My Lords, I will speak to Amendment 443 in my name. I am very grateful to the noble Baroness, Lady Barran, for supporting it. The amendment would provide that an order or regulations made under or by virtue of any provision of the Bill that would amend primary legislation shall not apply to an academy school.
Academies’ proven success has been based on their freedom to depart from the national curriculum and to apply a curriculum tailored to their pupils’ needs. This Bill, however, is making a far-reaching change to the way that academies work, because the Government will, in future, be able to control the content and application of the national curriculum to academies. As I pointed out at Second Reading, this will be done not by primary legislation, as one would expect, but by secondary legislation that amends primary legislation. Yes, it is our old friend Henry VIII who lives on in these draconian powers, which raise real questions as regards compliance with the rule of law.
My Lords, the noble Lord, Lord Sewell of Sanderstead, gave us an inspiring scene-setter for the next groups of amendments that we are discussing. It was a taster of why the decisions that we make on this Bill matter to so many pupils and young people. This is why I urge the Government not to throw the baby out with the bath-water and, in many instances, to think again. I have my Amendment 506A in this group, which simply says that, before the Bill is passed or enacted, the Government’s own curriculum review needs to be published and consulted on.
The legislation before us requires that all schools follow the national curriculum, yet there is no agreed national curriculum. Instead, the Government want to review that curriculum, which is fair enough, but that review will not even be published before we are asked to vote “blind”. It is simply wrong for a Bill to force schools to follow a particular curriculum when we have not been told what is in it: cart before horse and all that.
More broadly, we have spent a long, long time on this Bill so far. Outside of here, the Bill is informally known as the Schools Bill, yet we have managed not to discuss the whole reason for schools—to educate children into the world of knowledge—until this point. Educating children requires us to agree on what the content of that education consists of. The curriculum is not, or should not be, an afterthought. It is key: the raison d’être for schools as vehicles used by one generation to pass on to the next the canonical knowledge of humanity. When taught well, it is our greatest tool for social mobility. It is neither a fixed body of knowledge nor frozen in aspic. It changes over time. It is often contested and can be challenged, but it is a key component of educating the young.
The argument epitomised by this group of amendments asks whether every school needs to follow the same curriculum that every school must follow, yet we do not know what curriculum we are talking about, despite how important the curriculum is. The Government recognise that, which is why they set up the review. Taking three of the amendments we have here gives us some sort of meat on what the curriculum bone might be or what the arguments might be. One calls for financial education in primary schools, which we have already heard motivated. There is one to come on education for growing food and food preparation and another on education for voting.
You might say that those curriculum-related amendments are “hobby-horse” amendments.

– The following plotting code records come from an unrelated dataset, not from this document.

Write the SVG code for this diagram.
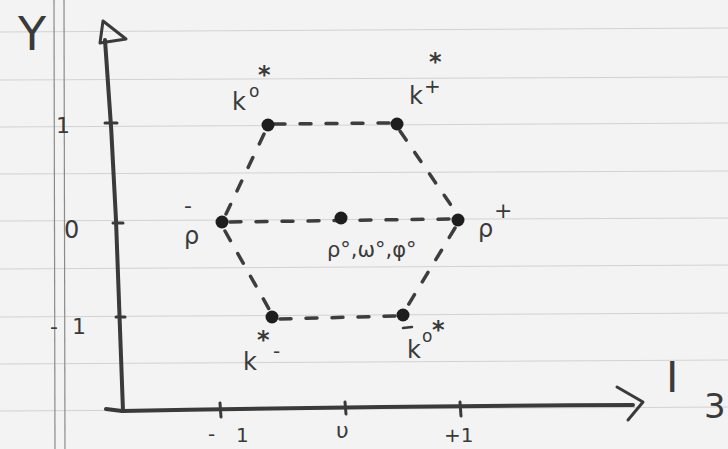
<svg xmlns="http://www.w3.org/2000/svg" width="728" height="449" viewBox="0 0 728 449">
<style>
.ink{fill:none;stroke:#3a3a3a;stroke-linecap:round;stroke-linejoin:round}
.ax{stroke-width:4}
.tk{stroke-width:3}
.dash{fill:none;stroke:#3d3d3d;stroke-width:3.5;stroke-dasharray:11 15;stroke-linecap:round}
.rule{stroke:#d2d2d2;stroke-width:1}
.margin{stroke:#8a8a8a;stroke-width:1.2}
.dot{fill:#1e1e1e}
text{font-family:"DejaVu Sans","Liberation Sans",sans-serif;fill:#3a3a3a}
.lb{font-size:24px}
.sup{font-size:17px}
.star{font-size:24px;font-weight:bold}
</style>
<rect width="728" height="449" fill="#f3f3f3"/>
<g id="paper">
<line class="rule" x1="0" y1="32" x2="728" y2="28"/>
<line class="rule" x1="0" y1="80" x2="728" y2="77"/>
<line class="rule" x1="0" y1="127" x2="728" y2="123"/>
<line class="rule" x1="0" y1="174" x2="728" y2="171"/>
<line class="rule" x1="0" y1="221" x2="728" y2="218"/>
<line class="rule" x1="0" y1="269" x2="728" y2="265"/>
<line class="rule" x1="0" y1="317" x2="728" y2="313"/>
<line class="rule" x1="0" y1="364" x2="728" y2="360"/>
<line class="rule" x1="0" y1="411" x2="728" y2="407"/>
<line class="margin" x1="54" y1="0" x2="55" y2="449"/>
<line class="margin" x1="64" y1="0" x2="65" y2="449"/>
</g>
<g id="axes">
<path class="ink ax" d="M105 40 Q112 130 116 220 Q120 320 123 411"/>
<path class="ink tk" d="M103 21 L126 39 L100 43 Z"/>
<path class="ink ax" d="M106 409 L122 411 Q380 406 633 405"/>
<path class="ink tk" d="M617 387 L643 402 L628 420"/>
<line class="ink tk" x1="105" y1="123" x2="117" y2="123"/>
<line class="ink tk" x1="113" y1="223" x2="123" y2="223"/>
<line class="ink tk" x1="116" y1="317" x2="125" y2="317"/>
<line class="ink tk" x1="220" y1="403" x2="221" y2="417"/>
<line class="ink tk" x1="345" y1="402" x2="346" y2="414"/>
<line class="ink tk" x1="460" y1="402" x2="461" y2="416"/>
</g>
<g id="axis-labels">
<text x="18" y="50" font-size="46">Y</text>
<text x="666" y="392" font-size="42">I</text>
<text x="704" y="418" font-size="34">3</text>
<text x="56" y="133" font-size="22">1</text>
<text x="64" y="238" font-size="24">0</text>
<text x="50" y="334" font-size="22">-</text>
<text x="72" y="334" font-size="22">1</text>
<text x="208" y="441" font-size="20">-</text>
<text x="236" y="442" font-size="20">1</text>
<text x="336" y="438" font-size="22">υ</text>
<text x="444" y="442" font-size="20">+1</text>
</g>
<g id="connectors">
<line class="dash" x1="274" y1="124" x2="390" y2="123"/>
<line class="dash" x1="264" y1="134" x2="226" y2="214"/>
<line class="dash" x1="230" y1="222" x2="450" y2="219"/>
<line class="dash" x1="400" y1="131" x2="455" y2="211"/>
<line class="dash" x1="225" y1="231" x2="269" y2="309"/>
<line class="dash" x1="280" y1="319" x2="395" y2="316"/>
<line class="dash" x1="455" y1="228" x2="407" y2="307"/>
</g>
<g id="K0star">
<circle class="dot" cx="268" cy="125" r="6.5"/>
<text class="lb" x="232" y="110">k</text>
<text class="sup" x="249" y="97">o</text>
<text class="star" x="258" y="83">*</text>
</g>
<g id="Kplusstar">
<circle class="dot" cx="397" cy="124" r="6.5"/>
<text class="lb" x="409" y="104">k</text>
<text x="424" y="93" font-size="20">+</text>
<text class="star" x="429" y="70">*</text>
</g>
<g id="rhominus">
<circle class="dot" cx="222" cy="222" r="6.5"/>
<text class="lb" x="184" y="244">ρ</text>
<text x="184" y="213" font-size="22">-</text>
</g>
<g id="rho0">
<circle class="dot" cx="341" cy="218" r="6.5"/>
<text x="327" y="257" font-size="21">ρ°,ω°,φ°</text>
</g>
<g id="rhoplus">
<circle class="dot" cx="458" cy="220" r="6.5"/>
<text class="lb" x="478" y="237">ρ</text>
<text x="494" y="218" font-size="22">+</text>
</g>
<g id="Kminusstar">
<circle class="dot" cx="272" cy="317" r="6.5"/>
<text class="lb" x="243" y="370">k</text>
<text class="star" x="257" y="348">*</text>
<text x="273" y="358" font-size="20">-</text>
</g>
<g id="K0barstar">
<circle class="dot" cx="403" cy="315" r="6.5"/>
<line class="ink" stroke-width="2.5" x1="403" y1="328" x2="412" y2="327"/>
<text class="lb" x="407" y="358">k</text>
<text class="sup" x="422" y="342">o</text>
<text class="star" x="432" y="338">*</text>
</g>
</svg>
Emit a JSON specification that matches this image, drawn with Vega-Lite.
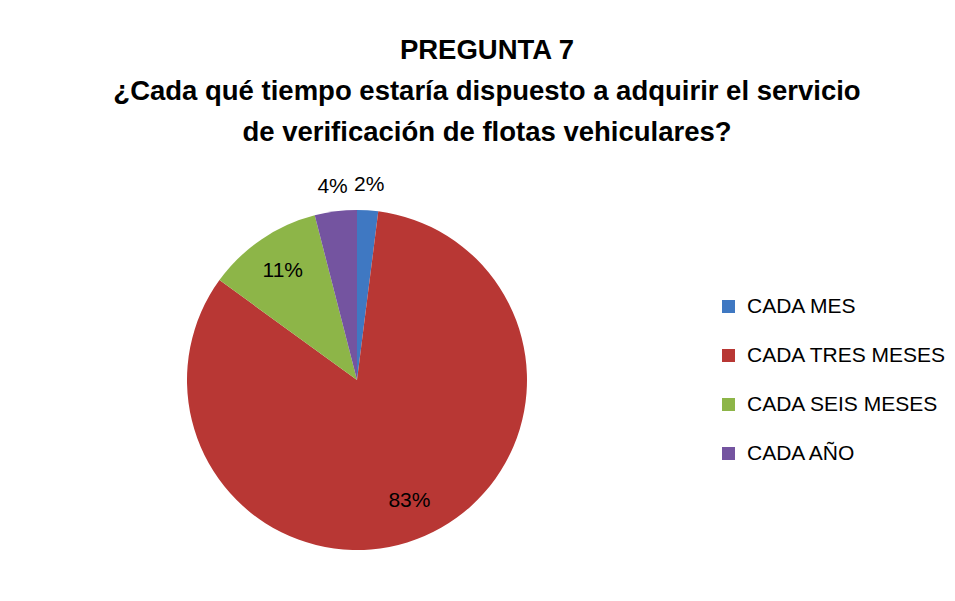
{
  "$schema": "https://vega.github.io/schema/vega-lite/v6.json",
  "width": 714,
  "height": 464,
  "padding": {"left": 0, "top": 36, "right": 0, "bottom": 0},
  "background": "white",
  "title": {
    "text": ["PREGUNTA 7", "¿Cada qué tiempo estaría dispuesto a adquirir el servicio", "de verificación de flotas vehiculares?"],
    "font": "Liberation Sans",
    "fontSize": 27.5,
    "fontWeight": "bold",
    "lineHeight": 41,
    "color": "#000000",
    "anchor": "middle",
    "frame": "group",
    "dx": 130,
    "offset": 2
  },
  "data": {
    "values": [
      {"cat": "CADA MES", "v": 0.02, "i": 1},
      {"cat": "CADA TRES MESES", "v": 0.83, "i": 2},
      {"cat": "CADA SEIS MESES", "v": 0.11, "i": 3},
      {"cat": "CADA AÑO", "v": 0.04, "i": 4}
    ]
  },
  "encoding": {
    "theta": {"field": "v", "type": "quantitative", "stack": true},
    "order": {"field": "i", "type": "quantitative"}
  },
  "layer": [
    {
      "mark": {"type": "arc", "outerRadius": 170, "stroke": null},
      "encoding": {
        "color": {
          "field": "cat",
          "type": "nominal",
          "sort": ["CADA MES", "CADA TRES MESES", "CADA SEIS MESES", "CADA AÑO"],
          "scale": {
            "domain": ["CADA MES", "CADA TRES MESES", "CADA SEIS MESES", "CADA AÑO"],
            "range": ["#3F78C2", "#B83734", "#8DB548", "#7454A0"]
          },
          "legend": {
            "title": null,
            "orient": "none",
            "legendX": 718,
            "legendY": 148,
            "symbolType": "square",
            "symbolSize": 169,
            "symbolStrokeWidth": 0,
            "labelFont": "Liberation Sans",
            "labelFontSize": 21,
            "labelColor": "#000000",
            "labelOffset": 8,
            "rowPadding": 27,
            "labelLimit": 300
          }
        }
      }
    },
    {
      "mark": {"type": "text", "radius": 132, "font": "Liberation Sans", "fontSize": 21, "color": "#000000"},
      "encoding": {
        "text": {"condition": {"test": "datum.v >= 0.05", "field": "v", "type": "quantitative", "format": ".0%"}, "value": ""}
      }
    },
    {
      "mark": {"type": "text", "radius": 195, "font": "Liberation Sans", "fontSize": 21, "color": "#000000"},
      "encoding": {
        "text": {"condition": {"test": "datum.v < 0.05", "field": "v", "type": "quantitative", "format": ".0%"}, "value": ""}
      }
    }
  ],
  "config": {
    "view": {"stroke": null},
    "font": "Liberation Sans"
  }
}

I am not saying that in an insulting way: they suggest the interests of the people putting them forward. They could all be creative and positive in a particular head’s hands with certain groups of pupils, depending on how they were used. If you get any group of teachers, parents, adults or indeed pupils together at any time and ask what should go into the curriculum, there are always very lively and creative discussions about priorities, what should matter, and so on and so forth.
The point I am making is that, even at the best of times, the curriculum is something that is a source of dispute. It can be liberating, transformative and inspiring, but it can be—and we all know this to be true—overly ideological, propagandist, politicised and used as a device for social engineering. As I said at Second Reading, I worry when Professor Becky Francis says that her curriculum review will look at what is taught through a “social justice lens”, with an emphasis on inclusivity. I am afraid I think of some of the more divisive aspects of identity politics and some of the arguments that have been had over critical race theory in schools, decolonisation and so on. It fills me with dread.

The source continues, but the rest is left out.